Designed to be “an early intervention programme” to stop people becoming terrorists in the first place, it relies on frontline professionals. Following a review, a “cultural timidity within Prevent” was found which negated referrals of extremist ideologies.


Suella Braverman, UK Home Secretary (Credit: Creative commons licence)

As a result, Prevent will develop a more “nuanced and evidence-based approach to identification and assessment”. Braverman has issued instructions that “Prevent focuses solely on security, not political correctness”.

There will also be investment in identifying future threats, and a commitment to “enabling legal access” to data required to investigate and disrupt terrorist activity.


The aim of Pursue is to detect, investigate and disrupt terrorist activity. In response to the potential for groups to spring up in new places, the Government has outlined its intent to build relationships with more countries’ counter-terrorism systems.


Related to the consideration of strengthening defences against terrorist attacks, the Home Office says it “continuously reviews our protective security approaches”.

Within the speech, Braverman referenced research into the use of vehicles as a weapon and the Martyn’s Law Bill – in response to the 2017 Manchester Arena terror attack where 22 people lost their lives – which is currently undergoing parliamentary scrutiny, to improve security at publicly accessible venues.

Additional funding to protect places of worship and faith community centres was further highlighted, alongside improved screening solutions and capabilities in border security environments.


Seeking to minimalise the impact of attacks and reduce their future likelihood, Prepare takes into account that the fact that the risk cannot reduce the risk entirely.

Once again, the 2017 Manchester Arena attack was referenced in the speech, as the Home Secretary outlined the need to learn lessons from the Inquiry to ensure emergency services “work most effectively together”.

Read more about the findings of Phase 2 of the Manchester Arena Inquiry here, which focused on the emergency services response and found it to be uncoordinated and risk averse.

An evolving terror threat

Concluding, Braverman said: “The threat continues to evolve and is increasing – meaning that we must also evolve, faster and better, to stay ahead of it and to keep the British people safe.

“And partnerships are more important than ever, in a world where we face a broader range of threats. We must work and will work together as one system, with the public and our international allies to reduce the risk from terrorism.

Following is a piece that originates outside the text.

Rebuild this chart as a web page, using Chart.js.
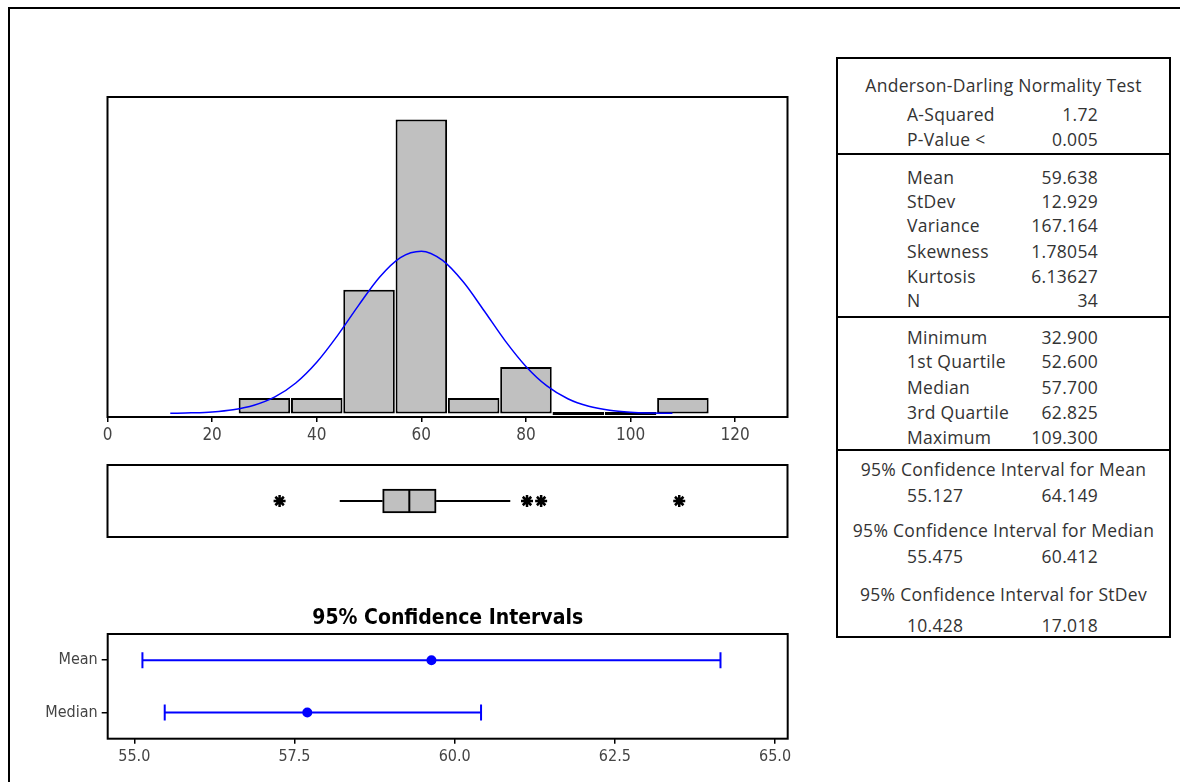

“Where states make use of terrorist groups as proxies we will use our counter-terrorism powers, capabilities, and expertise to protect the UK.

“Alongside our counter-terrorism toolkit, the powers in the National Security Act will help to keep the UK safe by making it even harder for those states who seek to conduct hostile acts against the UK.

“We will use all of the tools and resources at our disposal. And we will confront every challenge fearlessly and honestly. There is no room for complacency, political correctness, or cultural timidity.”